((

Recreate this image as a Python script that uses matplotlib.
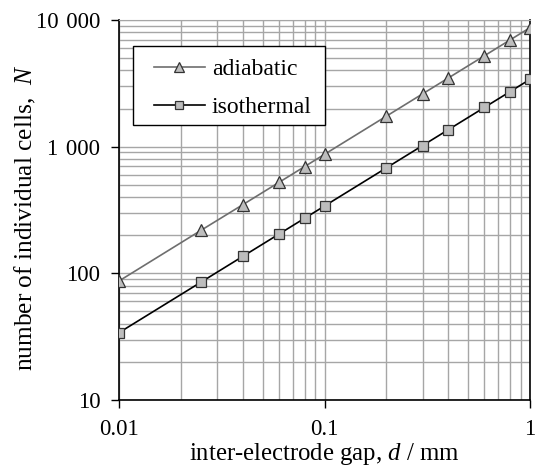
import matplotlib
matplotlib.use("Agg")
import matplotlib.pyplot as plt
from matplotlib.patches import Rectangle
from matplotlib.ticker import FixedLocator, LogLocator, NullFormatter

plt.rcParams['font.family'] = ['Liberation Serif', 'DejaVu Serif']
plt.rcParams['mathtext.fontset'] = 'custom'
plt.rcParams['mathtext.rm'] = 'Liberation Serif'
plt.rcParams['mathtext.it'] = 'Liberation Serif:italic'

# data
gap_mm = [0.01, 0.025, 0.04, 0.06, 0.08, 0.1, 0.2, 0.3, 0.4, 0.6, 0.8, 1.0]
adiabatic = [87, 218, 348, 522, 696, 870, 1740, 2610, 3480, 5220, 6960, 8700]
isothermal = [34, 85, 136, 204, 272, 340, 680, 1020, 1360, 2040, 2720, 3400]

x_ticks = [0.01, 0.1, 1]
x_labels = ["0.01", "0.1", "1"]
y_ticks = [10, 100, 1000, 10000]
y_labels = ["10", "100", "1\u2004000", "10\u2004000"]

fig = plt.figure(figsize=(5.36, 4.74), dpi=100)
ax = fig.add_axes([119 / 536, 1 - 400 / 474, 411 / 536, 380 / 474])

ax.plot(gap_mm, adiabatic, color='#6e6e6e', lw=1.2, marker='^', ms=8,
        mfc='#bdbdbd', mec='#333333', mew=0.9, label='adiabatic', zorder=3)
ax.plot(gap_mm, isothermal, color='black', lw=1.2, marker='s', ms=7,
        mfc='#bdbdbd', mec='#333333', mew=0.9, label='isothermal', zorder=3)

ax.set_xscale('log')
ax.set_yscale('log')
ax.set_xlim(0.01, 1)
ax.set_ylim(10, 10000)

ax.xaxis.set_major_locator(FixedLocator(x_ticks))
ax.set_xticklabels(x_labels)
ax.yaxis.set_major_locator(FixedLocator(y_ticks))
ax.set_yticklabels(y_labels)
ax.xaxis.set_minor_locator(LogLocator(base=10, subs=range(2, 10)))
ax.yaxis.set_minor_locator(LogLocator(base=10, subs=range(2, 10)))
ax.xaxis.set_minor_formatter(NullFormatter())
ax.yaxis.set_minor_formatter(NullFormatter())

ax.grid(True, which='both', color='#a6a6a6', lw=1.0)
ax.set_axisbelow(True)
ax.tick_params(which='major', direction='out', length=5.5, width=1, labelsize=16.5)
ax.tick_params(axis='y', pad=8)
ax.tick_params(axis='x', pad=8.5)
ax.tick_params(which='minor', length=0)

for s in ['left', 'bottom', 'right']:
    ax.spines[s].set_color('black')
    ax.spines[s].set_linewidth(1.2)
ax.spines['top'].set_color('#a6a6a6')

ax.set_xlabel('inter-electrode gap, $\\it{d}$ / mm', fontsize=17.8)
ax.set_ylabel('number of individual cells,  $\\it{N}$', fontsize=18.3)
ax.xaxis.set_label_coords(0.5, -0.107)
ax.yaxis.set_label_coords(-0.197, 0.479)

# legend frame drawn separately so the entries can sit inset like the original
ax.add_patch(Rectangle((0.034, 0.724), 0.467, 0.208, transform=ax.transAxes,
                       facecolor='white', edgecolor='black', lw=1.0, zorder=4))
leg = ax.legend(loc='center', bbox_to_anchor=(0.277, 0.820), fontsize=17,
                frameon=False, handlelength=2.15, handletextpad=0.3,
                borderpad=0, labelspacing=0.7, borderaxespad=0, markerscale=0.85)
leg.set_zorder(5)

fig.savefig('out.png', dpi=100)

))
((

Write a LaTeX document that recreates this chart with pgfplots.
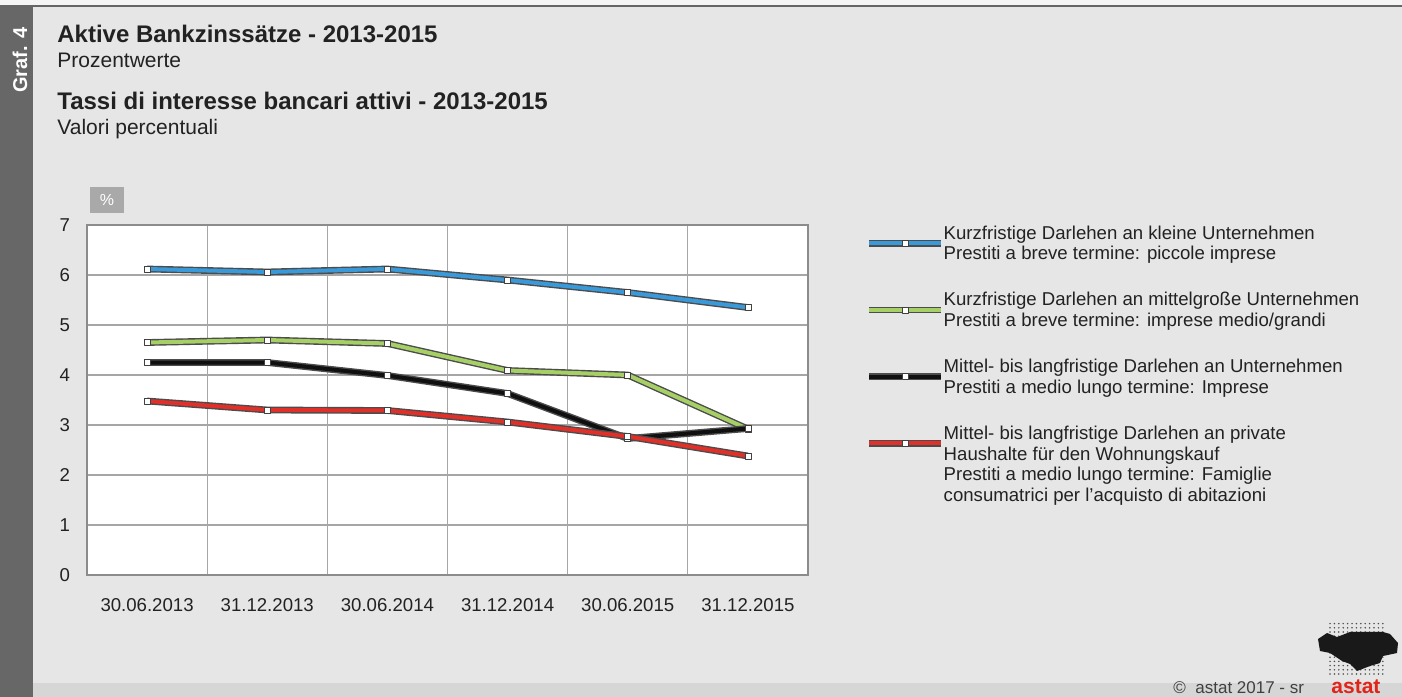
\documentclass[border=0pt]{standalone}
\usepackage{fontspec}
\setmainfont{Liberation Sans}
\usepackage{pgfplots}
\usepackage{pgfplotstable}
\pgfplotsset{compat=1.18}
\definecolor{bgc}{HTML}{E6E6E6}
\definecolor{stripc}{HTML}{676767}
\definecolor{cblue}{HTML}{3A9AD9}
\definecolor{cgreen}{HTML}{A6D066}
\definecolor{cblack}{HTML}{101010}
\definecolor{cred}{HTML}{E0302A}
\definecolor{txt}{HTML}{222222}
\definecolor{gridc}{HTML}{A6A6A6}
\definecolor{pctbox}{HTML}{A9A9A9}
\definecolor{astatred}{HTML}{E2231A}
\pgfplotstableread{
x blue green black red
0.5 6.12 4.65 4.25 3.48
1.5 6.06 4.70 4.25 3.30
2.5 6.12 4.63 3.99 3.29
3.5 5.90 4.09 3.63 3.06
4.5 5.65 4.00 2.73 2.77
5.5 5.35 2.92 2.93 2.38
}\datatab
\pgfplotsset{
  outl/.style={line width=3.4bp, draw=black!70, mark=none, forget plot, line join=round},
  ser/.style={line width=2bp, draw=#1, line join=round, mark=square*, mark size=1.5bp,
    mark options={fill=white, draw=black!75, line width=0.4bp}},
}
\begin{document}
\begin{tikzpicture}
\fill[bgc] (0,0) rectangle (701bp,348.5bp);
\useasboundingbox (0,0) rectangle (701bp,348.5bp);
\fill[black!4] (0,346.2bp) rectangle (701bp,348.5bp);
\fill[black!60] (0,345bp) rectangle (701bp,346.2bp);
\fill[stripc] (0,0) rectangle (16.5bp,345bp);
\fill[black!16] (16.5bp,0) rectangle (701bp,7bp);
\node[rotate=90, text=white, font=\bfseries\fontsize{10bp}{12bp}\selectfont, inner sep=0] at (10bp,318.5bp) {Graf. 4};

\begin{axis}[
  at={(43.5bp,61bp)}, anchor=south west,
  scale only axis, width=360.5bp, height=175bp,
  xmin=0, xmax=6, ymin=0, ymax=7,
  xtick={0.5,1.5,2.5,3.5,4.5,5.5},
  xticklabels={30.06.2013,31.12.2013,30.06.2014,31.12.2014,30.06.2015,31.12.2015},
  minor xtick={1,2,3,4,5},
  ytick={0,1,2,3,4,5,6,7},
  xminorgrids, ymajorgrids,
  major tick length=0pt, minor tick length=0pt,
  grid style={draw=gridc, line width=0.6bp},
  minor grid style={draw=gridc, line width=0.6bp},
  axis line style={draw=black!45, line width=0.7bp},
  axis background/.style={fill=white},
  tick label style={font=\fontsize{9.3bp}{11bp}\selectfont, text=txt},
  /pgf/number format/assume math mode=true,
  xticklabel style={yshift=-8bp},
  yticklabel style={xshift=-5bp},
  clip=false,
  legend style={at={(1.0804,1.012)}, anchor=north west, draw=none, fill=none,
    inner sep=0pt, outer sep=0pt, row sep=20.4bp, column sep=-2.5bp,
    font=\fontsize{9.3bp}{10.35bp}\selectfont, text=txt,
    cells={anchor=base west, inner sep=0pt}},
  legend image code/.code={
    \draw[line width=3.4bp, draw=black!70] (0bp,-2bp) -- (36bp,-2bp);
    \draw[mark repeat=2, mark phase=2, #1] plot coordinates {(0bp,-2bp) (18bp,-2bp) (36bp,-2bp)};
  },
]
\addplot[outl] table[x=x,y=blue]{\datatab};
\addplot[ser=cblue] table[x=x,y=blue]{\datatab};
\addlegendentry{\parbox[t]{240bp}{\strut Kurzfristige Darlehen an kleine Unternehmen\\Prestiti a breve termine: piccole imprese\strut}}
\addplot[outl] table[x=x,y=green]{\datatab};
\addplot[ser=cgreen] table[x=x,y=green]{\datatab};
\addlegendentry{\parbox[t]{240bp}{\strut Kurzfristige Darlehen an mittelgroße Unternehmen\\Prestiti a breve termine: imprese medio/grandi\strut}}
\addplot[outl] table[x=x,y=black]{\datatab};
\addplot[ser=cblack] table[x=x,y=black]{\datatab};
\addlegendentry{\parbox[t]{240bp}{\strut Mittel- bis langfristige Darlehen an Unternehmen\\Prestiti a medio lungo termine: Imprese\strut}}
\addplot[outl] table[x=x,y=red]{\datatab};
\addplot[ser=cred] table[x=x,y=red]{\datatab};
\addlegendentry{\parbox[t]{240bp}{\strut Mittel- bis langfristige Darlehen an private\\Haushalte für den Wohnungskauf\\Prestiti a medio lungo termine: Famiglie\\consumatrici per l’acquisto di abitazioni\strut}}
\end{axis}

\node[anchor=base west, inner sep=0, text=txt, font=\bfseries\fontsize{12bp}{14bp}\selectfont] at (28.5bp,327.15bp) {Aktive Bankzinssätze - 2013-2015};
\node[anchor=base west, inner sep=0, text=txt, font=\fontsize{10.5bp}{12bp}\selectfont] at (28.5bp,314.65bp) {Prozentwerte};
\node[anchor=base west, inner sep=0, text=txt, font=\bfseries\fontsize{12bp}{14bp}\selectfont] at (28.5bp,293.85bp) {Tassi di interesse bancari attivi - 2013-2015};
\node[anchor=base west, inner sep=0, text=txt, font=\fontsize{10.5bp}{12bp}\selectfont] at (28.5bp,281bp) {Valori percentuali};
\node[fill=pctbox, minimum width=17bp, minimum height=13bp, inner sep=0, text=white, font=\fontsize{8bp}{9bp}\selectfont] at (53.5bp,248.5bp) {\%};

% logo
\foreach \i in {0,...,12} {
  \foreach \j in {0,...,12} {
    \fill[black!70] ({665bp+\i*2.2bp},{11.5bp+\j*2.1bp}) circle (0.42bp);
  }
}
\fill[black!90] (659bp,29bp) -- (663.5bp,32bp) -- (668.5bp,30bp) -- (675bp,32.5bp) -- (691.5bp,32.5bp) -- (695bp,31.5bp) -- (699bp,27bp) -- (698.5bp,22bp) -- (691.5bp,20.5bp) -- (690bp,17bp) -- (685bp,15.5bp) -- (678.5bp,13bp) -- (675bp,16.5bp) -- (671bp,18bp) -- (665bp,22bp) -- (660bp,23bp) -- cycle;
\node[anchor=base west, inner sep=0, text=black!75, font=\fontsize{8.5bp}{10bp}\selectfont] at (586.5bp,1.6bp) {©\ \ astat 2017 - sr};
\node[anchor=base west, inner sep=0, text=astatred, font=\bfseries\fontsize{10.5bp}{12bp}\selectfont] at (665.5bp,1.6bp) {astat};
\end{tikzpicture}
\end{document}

))
((

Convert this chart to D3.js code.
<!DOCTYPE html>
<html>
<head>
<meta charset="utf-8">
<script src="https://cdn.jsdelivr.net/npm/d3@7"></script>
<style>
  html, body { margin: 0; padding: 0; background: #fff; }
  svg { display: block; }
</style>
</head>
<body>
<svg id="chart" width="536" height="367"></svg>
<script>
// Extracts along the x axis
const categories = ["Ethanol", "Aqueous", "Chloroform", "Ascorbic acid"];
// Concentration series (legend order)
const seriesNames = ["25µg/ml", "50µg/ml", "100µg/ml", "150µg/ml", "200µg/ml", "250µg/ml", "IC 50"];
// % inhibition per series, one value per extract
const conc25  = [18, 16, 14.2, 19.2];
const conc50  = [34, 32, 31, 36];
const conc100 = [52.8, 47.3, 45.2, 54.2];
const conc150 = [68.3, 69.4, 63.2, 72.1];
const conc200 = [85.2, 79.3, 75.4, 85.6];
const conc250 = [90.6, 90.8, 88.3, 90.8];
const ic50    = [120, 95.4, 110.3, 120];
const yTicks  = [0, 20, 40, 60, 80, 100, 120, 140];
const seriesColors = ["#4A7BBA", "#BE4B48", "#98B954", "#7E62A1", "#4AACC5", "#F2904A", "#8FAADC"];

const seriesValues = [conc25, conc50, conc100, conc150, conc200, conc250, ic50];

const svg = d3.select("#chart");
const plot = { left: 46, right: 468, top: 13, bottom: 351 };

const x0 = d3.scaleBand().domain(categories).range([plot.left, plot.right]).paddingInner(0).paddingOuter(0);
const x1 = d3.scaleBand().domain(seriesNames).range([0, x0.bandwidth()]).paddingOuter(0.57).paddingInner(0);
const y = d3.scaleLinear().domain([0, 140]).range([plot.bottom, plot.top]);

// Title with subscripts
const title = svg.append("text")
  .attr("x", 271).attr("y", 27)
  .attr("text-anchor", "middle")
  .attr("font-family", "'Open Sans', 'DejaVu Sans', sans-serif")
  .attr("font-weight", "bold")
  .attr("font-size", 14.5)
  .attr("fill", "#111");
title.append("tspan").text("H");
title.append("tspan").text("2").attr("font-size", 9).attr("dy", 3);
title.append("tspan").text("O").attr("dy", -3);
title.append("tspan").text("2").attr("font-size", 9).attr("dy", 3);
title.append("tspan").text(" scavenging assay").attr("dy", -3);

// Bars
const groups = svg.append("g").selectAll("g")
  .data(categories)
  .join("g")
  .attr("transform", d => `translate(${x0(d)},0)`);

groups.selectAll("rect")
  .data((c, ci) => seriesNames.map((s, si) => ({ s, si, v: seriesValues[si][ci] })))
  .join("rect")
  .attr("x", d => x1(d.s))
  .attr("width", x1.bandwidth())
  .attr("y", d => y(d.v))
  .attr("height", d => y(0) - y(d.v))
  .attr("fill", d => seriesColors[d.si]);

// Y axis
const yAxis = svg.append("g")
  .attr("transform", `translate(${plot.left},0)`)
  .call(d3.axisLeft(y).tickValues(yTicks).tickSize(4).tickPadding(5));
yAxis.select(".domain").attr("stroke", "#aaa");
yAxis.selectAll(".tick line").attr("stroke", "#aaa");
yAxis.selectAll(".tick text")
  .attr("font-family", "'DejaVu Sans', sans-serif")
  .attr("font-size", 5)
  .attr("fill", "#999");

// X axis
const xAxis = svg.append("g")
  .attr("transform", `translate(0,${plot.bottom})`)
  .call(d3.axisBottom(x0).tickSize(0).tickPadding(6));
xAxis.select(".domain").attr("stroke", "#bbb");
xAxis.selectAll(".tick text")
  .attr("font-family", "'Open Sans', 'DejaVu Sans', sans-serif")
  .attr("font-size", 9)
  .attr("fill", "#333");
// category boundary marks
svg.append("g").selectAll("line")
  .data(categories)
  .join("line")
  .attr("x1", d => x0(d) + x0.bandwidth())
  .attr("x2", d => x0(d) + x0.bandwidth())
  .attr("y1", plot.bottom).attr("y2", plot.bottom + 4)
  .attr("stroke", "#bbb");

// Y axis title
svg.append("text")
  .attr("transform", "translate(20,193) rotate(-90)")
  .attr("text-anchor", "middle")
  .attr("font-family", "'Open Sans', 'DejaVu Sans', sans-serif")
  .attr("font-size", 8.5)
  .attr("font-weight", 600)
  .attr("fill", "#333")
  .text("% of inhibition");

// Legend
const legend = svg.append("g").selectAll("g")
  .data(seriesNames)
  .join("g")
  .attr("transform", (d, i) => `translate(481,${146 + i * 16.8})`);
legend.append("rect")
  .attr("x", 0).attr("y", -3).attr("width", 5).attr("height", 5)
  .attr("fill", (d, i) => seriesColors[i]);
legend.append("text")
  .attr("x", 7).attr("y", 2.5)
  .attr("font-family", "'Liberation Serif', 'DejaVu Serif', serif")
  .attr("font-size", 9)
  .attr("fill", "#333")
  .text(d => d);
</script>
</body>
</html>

))

> TASK DESCRIPTION: Repeat exactly the lines above, from the line that contains "Recreate this image" down through the line that contains "from matplotlib.ticker import". Include both of those lines and none of the pictures.

> EXERCISE SOLUTION:
Recreate this image as a Python script that uses matplotlib.
import matplotlib
matplotlib.use("Agg")
import matplotlib.pyplot as plt
from matplotlib.patches import Rectangle
from matplotlib.ticker import FixedLocator, LogLocator, NullFormatter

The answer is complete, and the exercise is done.